Producer Tec Beatz shows "On the Come Up" the pieces to his melodic puzzle.

Where are you from originally?
Tec Beatz: I'm from Gainesville, GA.
What was your first introduction into the music industry?
TB: My first introduction was when I ended up at Zac Recording [Studios] and met a producer/engineer named Donnie Scantz. I was up there to do a session and I ran into Donnie who was working with Polow Da Don. The first session I went to with him I was with Polow and Rich Boy. I was just like, "Show me the ropes." That was the beginning, although I have been doing music since I was 13.
How is your production style different from other producers?
TB: I just have various styles. I'm a multi-faceted producer. I'm not saying other producers aren't, but I don't like to be stuck and confined to one sound. I like mixing genres together. I was on the drumline at Clark University and that carries over into my music. I have a very unorthodox style. I have a musical background and I understand the theory of music.
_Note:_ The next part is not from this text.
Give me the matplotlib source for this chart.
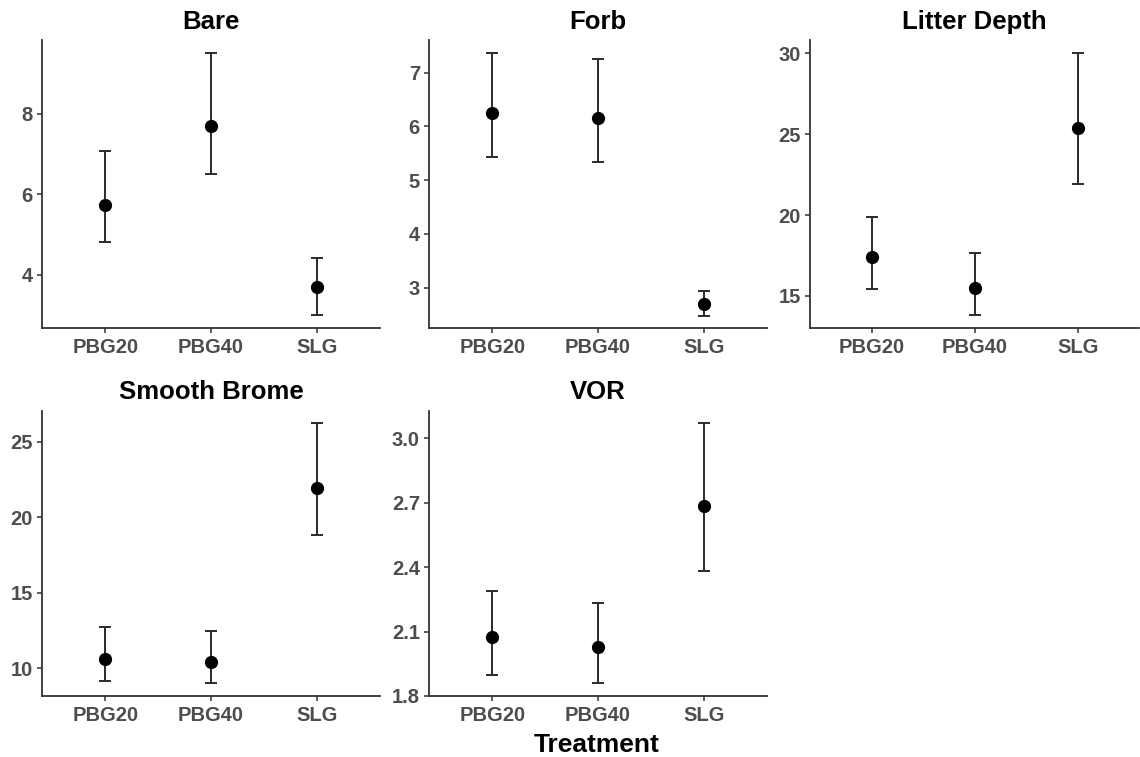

What are you currently working on?
TB: Right now, I just got the Tamar Braxton record ["Pieces"] on Love and War, which I produced with Bryan-Michael Cox and Kendrick Dean. I'm working with an independent artist, JU1, who's from Chicago. I'm working with different songwriters and just building my catalog. I'm doing workshops and demos for Ableton – a music production software company based out of Berlin. I'm also doing the iStandard Beat Camp tour.
What inspires you to create music?
TB: Movies, traveling and music. I pull my inspiration from just listening. Emotions inspire me to create as well; there's a certain type of vibe I feel when I'm amped, there's a certain type of vibe I feel when I'm mad and there's a certain type of vibe I feel when I'm sad.
Who is your musical mentor and why?
TB: I've had a lot of mentors, but inspiration-wise I would say Timbaland. He was the key figure that inspired my creative style. When I first heard that Supa Dupa Fly album from Missy Elliott, I knew I wanted to make music but not to try to copy or bite. Donnie Scantz was a key mentor as far as teaching me about the industry. Polow Da Don was a mentor and so was NO I.D., Bryan-Michael Cox, LRoc who used to produced for Lil' Jon and Don Cannon. I've had a lot of people reach out to me, people I've been able to get knowledge from. Shoutout to Mike Brinkley who is also a mentor and is my current manager.
What advice do you have for up-and-coming producers?
TB: This industry is crazy! Just be yourself. Be inspired. Create. Be great, be incredible. Stay true to yourself – that's the main thing. Don't let this industry help you lose yourself; be who you are.